▶ _PROVIDED MATERIAL_
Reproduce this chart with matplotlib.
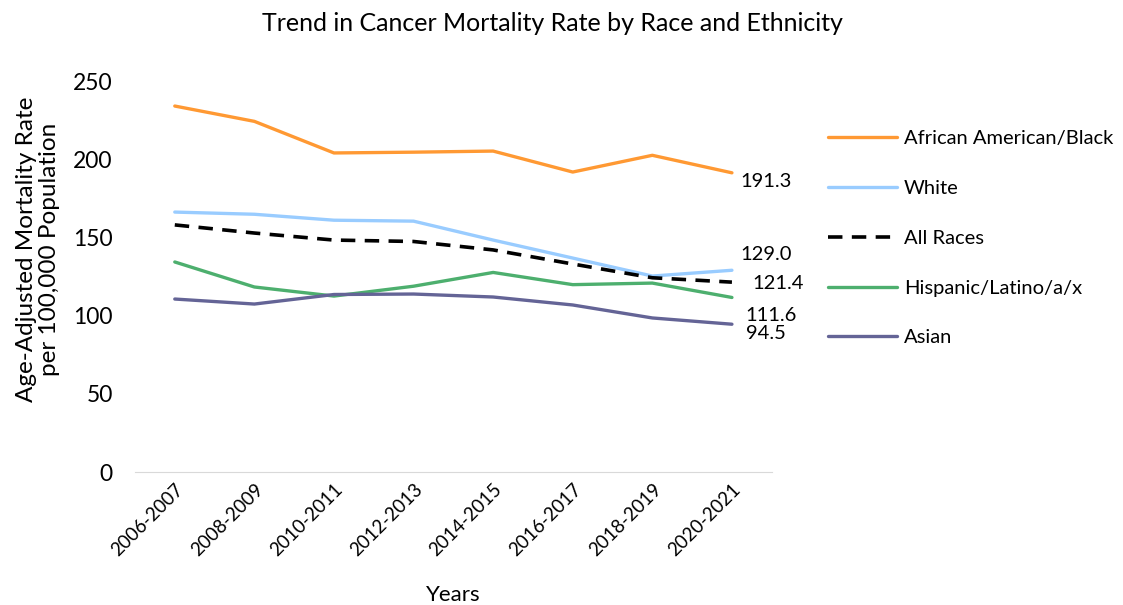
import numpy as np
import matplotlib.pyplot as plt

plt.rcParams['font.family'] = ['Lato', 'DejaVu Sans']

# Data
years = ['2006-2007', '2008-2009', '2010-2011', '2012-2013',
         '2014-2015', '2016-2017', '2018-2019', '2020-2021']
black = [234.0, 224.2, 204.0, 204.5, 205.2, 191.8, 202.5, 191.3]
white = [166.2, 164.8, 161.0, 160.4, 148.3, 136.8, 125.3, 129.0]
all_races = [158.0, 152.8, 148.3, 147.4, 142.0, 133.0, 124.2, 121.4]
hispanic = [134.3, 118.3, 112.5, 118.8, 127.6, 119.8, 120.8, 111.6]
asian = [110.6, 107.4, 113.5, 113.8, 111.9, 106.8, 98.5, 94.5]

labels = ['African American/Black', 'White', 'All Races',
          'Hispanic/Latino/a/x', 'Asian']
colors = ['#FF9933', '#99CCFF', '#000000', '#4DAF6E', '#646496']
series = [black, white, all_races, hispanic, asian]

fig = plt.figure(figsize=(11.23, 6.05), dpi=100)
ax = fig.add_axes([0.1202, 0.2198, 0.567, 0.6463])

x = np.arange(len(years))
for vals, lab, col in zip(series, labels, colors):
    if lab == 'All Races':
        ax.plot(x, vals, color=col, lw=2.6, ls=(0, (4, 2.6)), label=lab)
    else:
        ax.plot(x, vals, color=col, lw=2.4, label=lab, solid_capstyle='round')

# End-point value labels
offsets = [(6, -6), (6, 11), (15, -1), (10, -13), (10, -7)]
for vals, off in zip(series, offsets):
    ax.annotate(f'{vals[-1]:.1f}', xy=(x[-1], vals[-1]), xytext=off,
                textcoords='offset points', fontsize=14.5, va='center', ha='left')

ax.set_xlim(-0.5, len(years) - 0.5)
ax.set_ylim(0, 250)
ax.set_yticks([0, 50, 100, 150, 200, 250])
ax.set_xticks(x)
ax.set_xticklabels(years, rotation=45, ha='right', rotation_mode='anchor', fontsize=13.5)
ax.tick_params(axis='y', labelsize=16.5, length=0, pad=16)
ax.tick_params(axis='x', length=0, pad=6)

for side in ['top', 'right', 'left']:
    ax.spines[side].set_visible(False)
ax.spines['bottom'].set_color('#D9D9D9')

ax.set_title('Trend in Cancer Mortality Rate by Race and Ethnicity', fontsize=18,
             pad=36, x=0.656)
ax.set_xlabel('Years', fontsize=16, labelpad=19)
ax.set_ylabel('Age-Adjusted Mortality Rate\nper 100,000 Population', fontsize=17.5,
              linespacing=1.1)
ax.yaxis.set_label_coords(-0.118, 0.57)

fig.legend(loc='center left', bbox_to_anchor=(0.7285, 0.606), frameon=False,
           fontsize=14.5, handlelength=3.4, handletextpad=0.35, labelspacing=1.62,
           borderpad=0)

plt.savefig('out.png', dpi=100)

▶ _EXERCISE_
Select every line above that contains the word "chart", and copy it.

▶ _RESULT OF THIS EXERCISE_
Reproduce this chart with matplotlib.

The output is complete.